For Lacey, it is at the committees – the smaller group meetings around issues such as transport or housing, or a geographical part of the city – where the important work of the council is actually done.

For others, like Ryan, the priority given to the city council’s managers and executives means that their agendas determine council policy, rather than the visions and ideas of those who were elected.

“The managers are able to kind of drive their agenda because they can put reports down on an issue and those reports have to be debated and heard,” says Ryan.

A Crowded House

There are also simply too many councillors and not enough time to discuss the issues, says Jackson, the independent councillor.

One person from each group should speak on motions but no more, he says. “Some say that’s undemocratic but if you want to get business done, there are 63 of us. I hate saying it, but 63 councillors is unworkable.”

Past reports on local-government reform talk about the need to make sure councils across the country have similar ratios of councillors to constituents, while making sure councils don’t become unwieldy.

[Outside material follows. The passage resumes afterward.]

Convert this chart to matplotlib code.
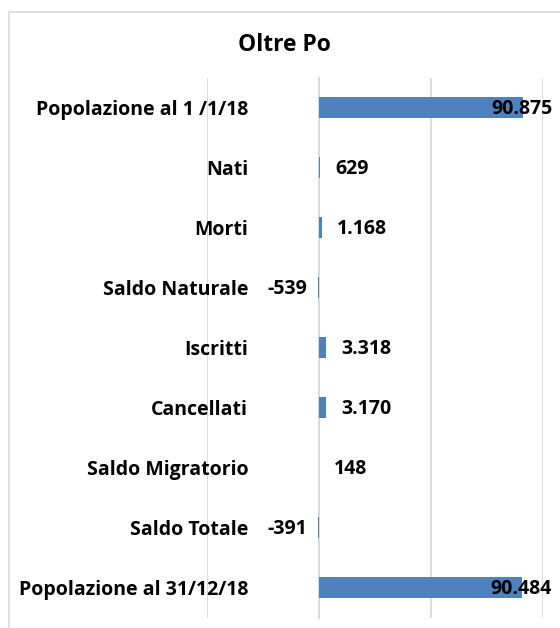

Some councillors have workarounds to propel motions along.

If it’s urgent, a councillor can put down an emergency motion, as long as they submit it by the morning by a certain time, says Heney of Fianna Fáil.

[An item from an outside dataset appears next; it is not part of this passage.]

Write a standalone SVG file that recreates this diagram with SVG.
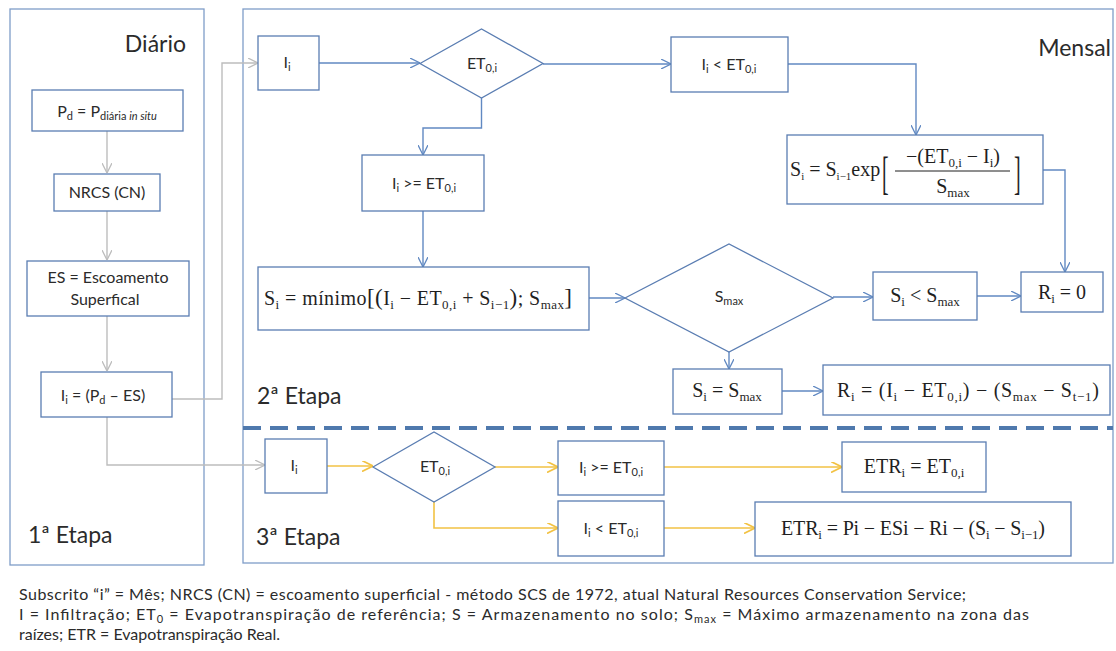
<svg xmlns="http://www.w3.org/2000/svg" width="1116" height="651" viewBox="0 0 1116 651">
<defs>
<style>
.bg{fill:#ffffff}
.panel{fill:none;stroke:#7f9dc8;stroke-width:1.3}
.box{fill:#ffffff;stroke:#5a7db2;stroke-width:1.3}
.lbl{font-family:Lato,"Open Sans","Liberation Sans",sans-serif;font-size:16px;fill:#2b2b2b}
.ttl{font-family:Lato,"Open Sans","Liberation Sans",sans-serif;font-size:23px;fill:#2b2b2b}
.cap{font-family:Lato,"Open Sans","Liberation Sans",sans-serif;font-size:16px;fill:#2b2b2b}
.math{font-family:"Liberation Serif","DejaVu Serif",serif;font-size:20px;fill:#1f1f1f}
.s{font-size:11px}
.ms{font-size:13px}
.cb{fill:none;stroke:#6189c2;stroke-width:1.4;marker-end:url(#ab)}
.cg{fill:none;stroke:#bdbdbd;stroke-width:1.4;marker-end:url(#ag)}
.cy{fill:none;stroke:#f2c244;stroke-width:1.6;marker-end:url(#ay)}
</style>
<marker id="ab" viewBox="0 0 10 10" refX="10" refY="5" markerWidth="10" markerHeight="10" markerUnits="userSpaceOnUse" orient="auto"><path d="M0,0 L10,5 L0,10" fill="none" stroke="#6189c2" stroke-width="1.3"/></marker>
<marker id="ag" viewBox="0 0 10 10" refX="10" refY="5" markerWidth="10" markerHeight="10" markerUnits="userSpaceOnUse" orient="auto"><path d="M0,0 L10,5 L0,10" fill="none" stroke="#bdbdbd" stroke-width="1.3"/></marker>
<marker id="ay" viewBox="0 0 10 10" refX="10" refY="5" markerWidth="11" markerHeight="11" markerUnits="userSpaceOnUse" orient="auto"><path d="M0,0 L10,5 L0,10" fill="none" stroke="#f2c244" stroke-width="1.5"/></marker>
</defs>
<rect class="bg" x="0" y="0" width="1116" height="651"/>

<g id="panels">
<rect class="panel" x="10" y="9" width="194" height="556"/>
<rect class="panel" x="243" y="9" width="870" height="554"/>
<line x1="243" y1="428" x2="1113" y2="428" stroke="#4f79ad" stroke-width="4" stroke-dasharray="18 9"/>
<text class="ttl" x="186" y="52" text-anchor="end">Diário</text>
<text class="ttl" x="1111" y="56" text-anchor="end">Mensal</text>
<text class="ttl" x="28" y="543">1ª Etapa</text>
<text class="ttl" x="257" y="404">2ª Etapa</text>
<text class="ttl" x="256" y="545">3ª Etapa</text>
</g>

<g id="connectors">
<path class="cg" d="M107,131 V173"/>
<path class="cg" d="M107,211 V260"/>
<path class="cg" d="M107,316 V371"/>
<path class="cg" d="M172,399 H222 V63 H258"/>
<path class="cg" d="M107,417 V465 H265"/>
<path class="cb" d="M319,63 H420"/>
<path class="cb" d="M543,64 H671"/>
<path class="cb" d="M788,64 H916 V135"/>
<path class="cb" d="M1043,170 H1065 V272"/>
<path class="cb" d="M481.5,98 V128 H423 V155"/>
<path class="cb" d="M423,211 V267"/>
<path class="cb" d="M589,298 H625"/>
<path class="cb" d="M833,297 H873"/>
<path class="cb" d="M977,296 H1021"/>
<path class="cb" d="M729,352 V369"/>
<path class="cb" d="M782,391 H823"/>
<path class="cy" d="M327,466 H373"/>
<path class="cy" d="M495,467 H558"/>
<path class="cy" d="M434,502 V528 H558"/>
<path class="cy" d="M664,467 H842"/>
<path class="cy" d="M664,528 H755"/>
</g>

<g id="n-pd">
<rect class="box" x="32" y="90" width="151" height="41"/>
<text class="lbl" x="107" y="117" text-anchor="middle">P<tspan class="s" dy="3">d</tspan><tspan dy="-3"> = P</tspan><tspan class="s" dy="3">diária <tspan font-style="italic">in situ</tspan></tspan></text>
</g>
<g id="n-nrcs">
<rect class="box" x="54" y="174" width="106" height="37"/>
<text class="lbl" x="107" y="198" text-anchor="middle">NRCS (CN)</text>
</g>
<g id="n-es">
<rect class="box" x="27" y="261" width="162" height="55"/>
<text class="lbl" x="108" y="283" text-anchor="middle">ES = Escoamento</text>
<text class="lbl" x="105" y="305" text-anchor="middle">Superfical</text>
</g>
<g id="n-infil">
<rect class="box" x="41" y="372" width="131" height="45"/>
<text class="lbl" x="103" y="401" text-anchor="middle">I<tspan class="s" dy="3">i</tspan><tspan dy="-3"> = (P</tspan><tspan class="s" dy="3">d</tspan><tspan dy="-3"> – ES)</tspan></text>
</g>

<g id="n-i2">
<rect class="box" x="258" y="36" width="61" height="54"/>
<text class="lbl" x="287" y="68" text-anchor="middle">I<tspan class="s" dy="3">i</tspan></text>
</g>
<g id="n-et2">
<polygon class="box" points="420,63.5 481.5,29 543,63.5 481.5,98"/>
<text class="lbl" x="482" y="69" text-anchor="middle">ET<tspan class="s" dy="3">0,i</tspan></text>
</g>
<g id="n-lt2">
<rect class="box" x="671" y="37" width="117" height="55"/>
<text class="lbl" x="729" y="70" text-anchor="middle">I<tspan class="s" dy="3">i</tspan><tspan dy="-3"> &lt;  ET</tspan><tspan class="s" dy="3">0,i</tspan></text>
</g>
<g id="n-sexp">
<rect class="box" x="787" y="135" width="256" height="69"/>
<text class="math" font-size="15" x="790" y="176">S<tspan font-size="11" dy="4">i</tspan><tspan dy="-4"> = S</tspan><tspan font-size="11" dy="4">i−1</tspan><tspan dy="-4">exp</tspan></text>
<text class="math" font-size="26" transform="translate(882 189) scale(1 2.3)">[</text>
<text class="math" font-size="18" x="953" y="163" text-anchor="middle">−(ET<tspan class="ms" dy="4">0,i</tspan><tspan dy="-4"> − I</tspan><tspan class="ms" dy="4">i</tspan><tspan dy="-4">)</tspan></text>
<line x1="895" y1="171" x2="1010" y2="171" stroke="#1f1f1f" stroke-width="1"/>
<text class="math" font-size="18" x="953" y="193" text-anchor="middle">S<tspan class="ms" dy="4">max</tspan></text>
<text class="math" font-size="26" transform="translate(1014 189) scale(1 2.3)">]</text>
</g>
<g id="n-ge2">
<rect class="box" x="362" y="155" width="122" height="56"/>
<text class="lbl" x="424" y="189" text-anchor="middle">I<tspan class="s" dy="3">i</tspan><tspan dy="-3"> &gt;= ET</tspan><tspan class="s" dy="3">0,i</tspan></text>
</g>
<g id="n-min">
<rect class="box" x="258" y="267" width="331" height="63"/>
<text class="math" x="264" y="305" textLength="308" lengthAdjust="spacing">S<tspan class="ms" dy="4">i</tspan><tspan dy="-4"> = mínimo</tspan><tspan font-size="23">[(</tspan>I<tspan class="ms" dy="4">i</tspan><tspan dy="-4"> − ET</tspan><tspan class="ms" dy="4">0,i</tspan><tspan dy="-4"> + S</tspan><tspan class="ms" dy="4">i−1</tspan><tspan dy="-4" font-size="23">)</tspan>; S<tspan class="ms" dy="4">max</tspan><tspan dy="-4" font-size="23">]</tspan></text>
</g>
<g id="n-smax">
<polygon class="box" points="625,298 729,244 833,298 729,352"/>
<text class="lbl" x="729" y="302" text-anchor="middle">S<tspan class="s" dy="3">max</tspan></text>
</g>
<g id="n-slt">
<rect class="box" x="873" y="272" width="104" height="48"/>
<text class="math" x="925" y="302" text-anchor="middle">S<tspan class="ms" dy="4">i</tspan><tspan dy="-4"> &lt; S</tspan><tspan class="ms" dy="4">max</tspan></text>
</g>
<g id="n-r0">
<rect class="box" x="1021" y="272" width="82" height="40"/>
<text class="math" x="1062" y="299" text-anchor="middle">R<tspan class="ms" dy="4">i</tspan><tspan dy="-4"> = 0</tspan></text>
</g>
<g id="n-seq">
<rect class="box" x="673" y="369" width="109" height="45"/>
<text class="math" x="727" y="397" text-anchor="middle">S<tspan class="ms" dy="4">i</tspan><tspan dy="-4"> = S</tspan><tspan class="ms" dy="4">max</tspan></text>
</g>
<g id="n-r">
<rect class="box" x="823" y="365" width="287" height="50"/>
<text class="math" x="968" y="397" text-anchor="middle" textLength="262" lengthAdjust="spacing">R<tspan class="ms" dy="4">i</tspan><tspan dy="-4"> = (I</tspan><tspan class="ms" dy="4">i</tspan><tspan dy="-4"> − ET</tspan><tspan class="ms" dy="4">0,i</tspan><tspan dy="-4">) − (S</tspan><tspan class="ms" dy="4">max</tspan><tspan dy="-4"> − S</tspan><tspan class="ms" dy="4">t−1</tspan><tspan dy="-4">)</tspan></text>
</g>

<g id="n-i3">
<rect class="box" x="265" y="439" width="62" height="54"/>
<text class="lbl" x="294" y="471" text-anchor="middle">I<tspan class="s" dy="3">i</tspan></text>
</g>
<g id="n-et3">
<polygon class="box" points="373,467 434,432 495,467 434,502"/>
<text class="lbl" x="435" y="472" text-anchor="middle">ET<tspan class="s" dy="3">0,i</tspan></text>
</g>
<g id="n-ge3">
<rect class="box" x="558" y="441" width="106" height="54"/>
<text class="lbl" x="611" y="473" text-anchor="middle">I<tspan class="s" dy="3">i</tspan><tspan dy="-3"> &gt;= ET</tspan><tspan class="s" dy="3">0,i</tspan></text>
</g>
<g id="n-lt3">
<rect class="box" x="558" y="501" width="106" height="55"/>
<text class="lbl" x="611" y="534" text-anchor="middle">I<tspan class="s" dy="3">i</tspan><tspan dy="-3"> &lt;  ET</tspan><tspan class="s" dy="3">0,i</tspan></text>
</g>
<g id="n-etr1">
<rect class="box" x="842" y="442" width="144" height="50"/>
<text class="math" x="914" y="473" text-anchor="middle">ETR<tspan class="ms" dy="4">i</tspan><tspan dy="-4"> =  ET</tspan><tspan class="ms" dy="4">0,i</tspan></text>
</g>
<g id="n-etr2">
<rect class="box" x="755" y="502" width="316" height="54"/>
<text class="math" x="913" y="535" text-anchor="middle" textLength="264" lengthAdjust="spacing">ETR<tspan class="ms" dy="4">i</tspan><tspan dy="-4"> = Pi − ESi − Ri − (S</tspan><tspan class="ms" dy="4">i</tspan><tspan dy="-4"> − S</tspan><tspan class="ms" dy="4">i−1</tspan><tspan dy="-4">)</tspan></text>
</g>

<g id="caption">
<text class="cap" x="19" y="600" textLength="947" lengthAdjust="spacing">Subscrito “i” = Mês; NRCS (CN) = escoamento superficial - método  SCS de 1972, atual Natural Resources Conservation Service;</text>
<text class="cap" x="19" y="620" textLength="1010" lengthAdjust="spacing">I = Infiltração; ET<tspan class="s" dy="3">0</tspan><tspan dy="-3"> = Evapotranspiração de referência; S = Armazenamento  no solo;  S</tspan><tspan class="s" dy="3">max</tspan><tspan dy="-3"> = Máximo armazenamento  na zona das</tspan></text>
<text class="cap" x="19" y="640">raízes; ETR = Evapotranspiração Real.</text>
</g>
</svg>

It’s up to the lord mayor to decide whether it qualifies to bypass the sluggish slow lane or not.

Heney says this can be abused, which again delays the on-notice motions others have tabled.

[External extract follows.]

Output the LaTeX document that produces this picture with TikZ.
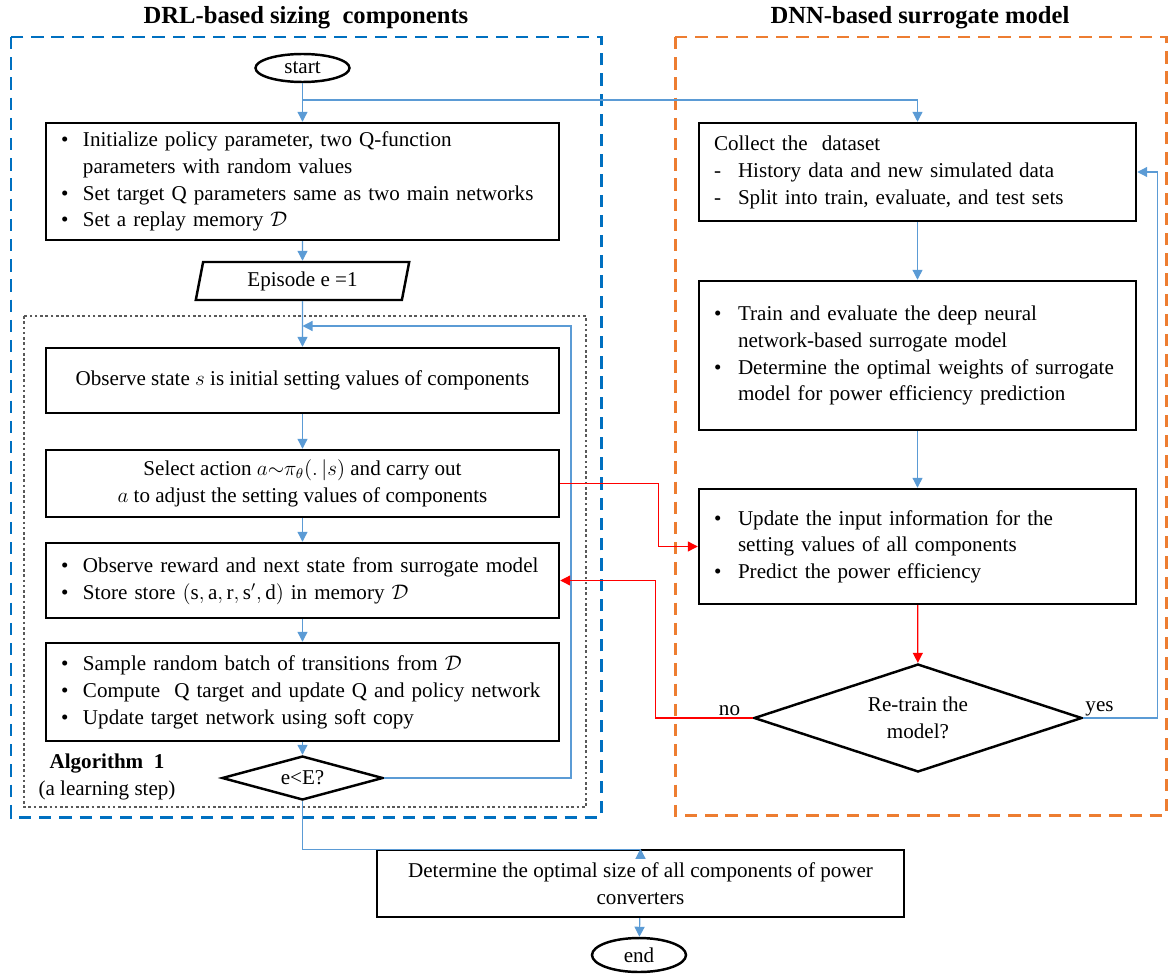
\documentclass[tikz,border=0pt]{standalone}
\usepackage{fontspec}
\setmainfont{Liberation Serif}
\usetikzlibrary{%
		shapes.geometric%
		,arrows.meta%
	}
\definecolor{linkblue}{RGB}{91,155,213}
\definecolor{frameblue}{RGB}{0,112,192}
\definecolor{frameorange}{RGB}{237,125,49}
\newcommand{\bodyfont}{\fontsize{12}{15.2}\selectfont}
\newcommand{\titlefont}{\fontsize{14}{17}\selectfont\bfseries}
\def\pu{0.02cm}
\newenvironment{blist}[1]{\begin{tabular}{@{}p{#1}@{}l@{}}}{\end{tabular}}

\begin{document}
\begin{tikzpicture}[x=0.02cm, y=-0.02cm,
		blk/.style={draw, line width=1.4pt, inner xsep=0.3cm, inner ysep=0pt, font=\bodyfont},
		term/.style={draw, ellipse, line width=1.4pt, inner sep=0pt, font=\bodyfont},
		cond/.style={draw, diamond, line width=1.4pt, inner sep=0pt, aspect=3, font=\bodyfont},
		io/.style={draw, trapezium, trapezium left angle=78, trapezium right angle=102, trapezium stretches=true, line width=1.4pt, inner sep=0pt, font=\bodyfont},
		flow/.style={linkblue, line width=0.7pt, -{Triangle[length=0.2cm, width=0.2cm]}},
		back/.style={red, line width=0.7pt, -{Triangle[length=0.2cm, width=0.2cm]}},
	]
			\useasboundingbox (0,0) rectangle (1168,973);
			\node[font=\titlefont] (ttlDRL) at (306,18) {DRL-based sizing\ \ components};
			\node[font=\titlefont] (ttlDNN) at (920,18) {DNN-based surrogate model};
			
			% frames
			\draw[frameblue, line width=1.7pt, dash pattern=on 7pt off 4.5pt] (11,37) rectangle (601,817);
			\draw[frameorange, line width=1.7pt, dash pattern=on 7pt off 4.5pt] (675,37) rectangle (1166,815);
			\draw[gray!70!black, line width=0.7pt, dash pattern=on 1.5pt off 1.5pt] (24,316) rectangle (586,807);
			
			% left column
			\node[term, minimum width=94*\pu, minimum height=28*\pu] (start) at (302.5,68) {start};
			\node[blk, text width=483*\pu, minimum height=117*\pu] (init) at (302.5,181.5) {%
				\begin{blist}{0.44cm}
				\textbullet & Initialize policy parameter, two Q-function\\
				& parameters with random values\\
				\textbullet & Set target Q parameters same as two main networks\\
				\textbullet & Set a replay memory $\mathcal{D}$
				\end{blist}};
			\node[io, minimum width=214*\pu, minimum height=38*\pu] (epi) at (302.5,281) {Episode e =1};
			\node[blk, minimum width=513*\pu, minimum height=65*\pu] (observe) at (302.5,380.5) {Observe state $s$ is initial setting values of components};
			\node[blk, align=center, minimum width=513*\pu, minimum height=67*\pu] (select) at (302.5,483.5) {Select action $a{\sim}\pi_\theta(.\,|s)$ and carry out\\ $a$ to adjust the setting values of components};
			\node[blk, text width=483*\pu, minimum height=75*\pu] (reward) at (302.5,580.5) {%
				\begin{blist}{0.44cm}
				\textbullet & Observe reward and next state from surrogate model\\
				\textbullet & Store store $(\mathrm{s},\mathrm{a},\mathrm{r},\mathrm{s}',\mathrm{d})$ in memory $\mathcal{D}$
				\end{blist}};
			\node[blk, text width=483*\pu, minimum height=98*\pu] (sample) at (302.5,692) {%
				\begin{blist}{0.44cm}
				\textbullet & Sample random batch of transitions from $\mathcal{D}$\\
				\textbullet & Compute\ \ Q target and update Q and policy network\\
				\textbullet & Update target network using soft copy
				\end{blist}};
			\node[cond, minimum width=161*\pu, minimum height=44*\pu] (check) at (302.5,778) {e<E?};
			\node[font=\bodyfont\bfseries] (algo) at (107,763) {Algorithm\ \ 1};
			\node[font=\bodyfont] (algonote) at (107,790) {(a learning step)};
			
			% right column
			\node[blk, text width=407*\pu, minimum height=98*\pu] (collect) at (917.5,172) {%
				\begin{blist}{0.48cm}
				\multicolumn{2}{@{}l@{}}{Collect the\ \ dataset}\\
				- & History data and new simulated data\\
				- & Split into train, evaluate, and test sets
				\end{blist}};
			\node[blk, text width=407*\pu, minimum height=149*\pu] (train) at (917.5,355.5) {%
				\begin{blist}{0.48cm}
				\textbullet & Train and evaluate the deep neural\\
				& network-based surrogate model\\
				\textbullet & Determine the optimal weights of surrogate\\
				& model for power efficiency prediction
				\end{blist}};
			\node[blk, text width=407*\pu, minimum height=115*\pu] (update) at (917.5,546.5) {%
				\begin{blist}{0.48cm}
				\textbullet & Update the input information for the\\
				& setting values of all components\\
				\textbullet & Predict the power efficiency
				\end{blist}};
			\node[cond, align=center, minimum width=328*\pu, minimum height=108*\pu] (retrain) at (918,718) {Re-train the\\ model?};
			
			% bottom
			\node[blk, align=center, minimum width=527*\pu, minimum height=67*\pu] (final) at (640.5,883.5) {Determine the optimal size of all components of power\\ converters};
			\node[term, minimum width=94*\pu, minimum height=34*\pu] (finish) at (639,955) {end};
			
			% connectors
			\coordinate (split) at (302.5,100);
			\coordinate (loop) at (571,326);
			\draw[flow] (start) -- (init);
			\draw[flow] (split) -| (collect.north);
			\draw[flow] (init) -- (epi);
			\draw[flow] (epi) -- (observe);
			\draw[flow] (check.east) -| (loop) -- (observe.north |- loop);
			\draw[flow] (observe) -- (select);
			\draw[flow] (select) -- (reward);
			\draw[flow] (reward) -- (sample);
			\draw[flow] (sample) -- (check);
			\draw[flow] (check.south) -- ++(0,48) -| (final.north);
			\draw[flow] (final) -- (finish);
			\draw[flow] (collect) -- (train);
			\draw[flow] (train) -- (update);
			\draw[back] (update) -- (retrain);
			\draw[back] (select.east) -- ++(98,0) |- (update.west);
			\draw[back] (retrain.west) -- node[above, pos=0.24, inner sep=1pt, font=\bodyfont, black]{no} ++(-97,0) |- (reward.east);
			\draw[flow] (retrain.east) -- node[above, pos=0.22, inner sep=1pt, font=\bodyfont, black]{yes} ++(74,0) |- (collect.east);
		\end{tikzpicture}
\end{document}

Also, if what you want to do lines up with council policy, direct contact with the council manager can see to it that it is included in their report, says Ryan. “That’s what a lot of councillors do.”

It’s when you want policy to change direction that you have to bring it through the full council, she says.

Raising a motion at an area committee meeting can be an effective way of getting it discussed at a city council meeting “if you have the support”, says Jackson.

It can then be raised and voted on at the full council meetings too under the part of the agenda listed as “breviats”, he says.

Changes?

Heney says she would like to see motions given higher priority, rather than time debating reports. “Better business can be done.”

Lacey of Labour says too much time is spent debating motions about issues that fall outside of the council’s remit. Flying a particular flag over city hall “is hardly the pressing business of the council, and that just leads to a dysfunctional council”, he says.

Others argue that the symbolic weight of gestures such as these is a form of soft power that the council should use.

So, what about more meetings? Being a councillor is a part-time job and there’s only so many reports and meetings many can get to, says Ryan.

Councillors could meet more regularly, she says. But “it’s very difficult to tell them they have another lengthy meeting with a 400 page agenda”.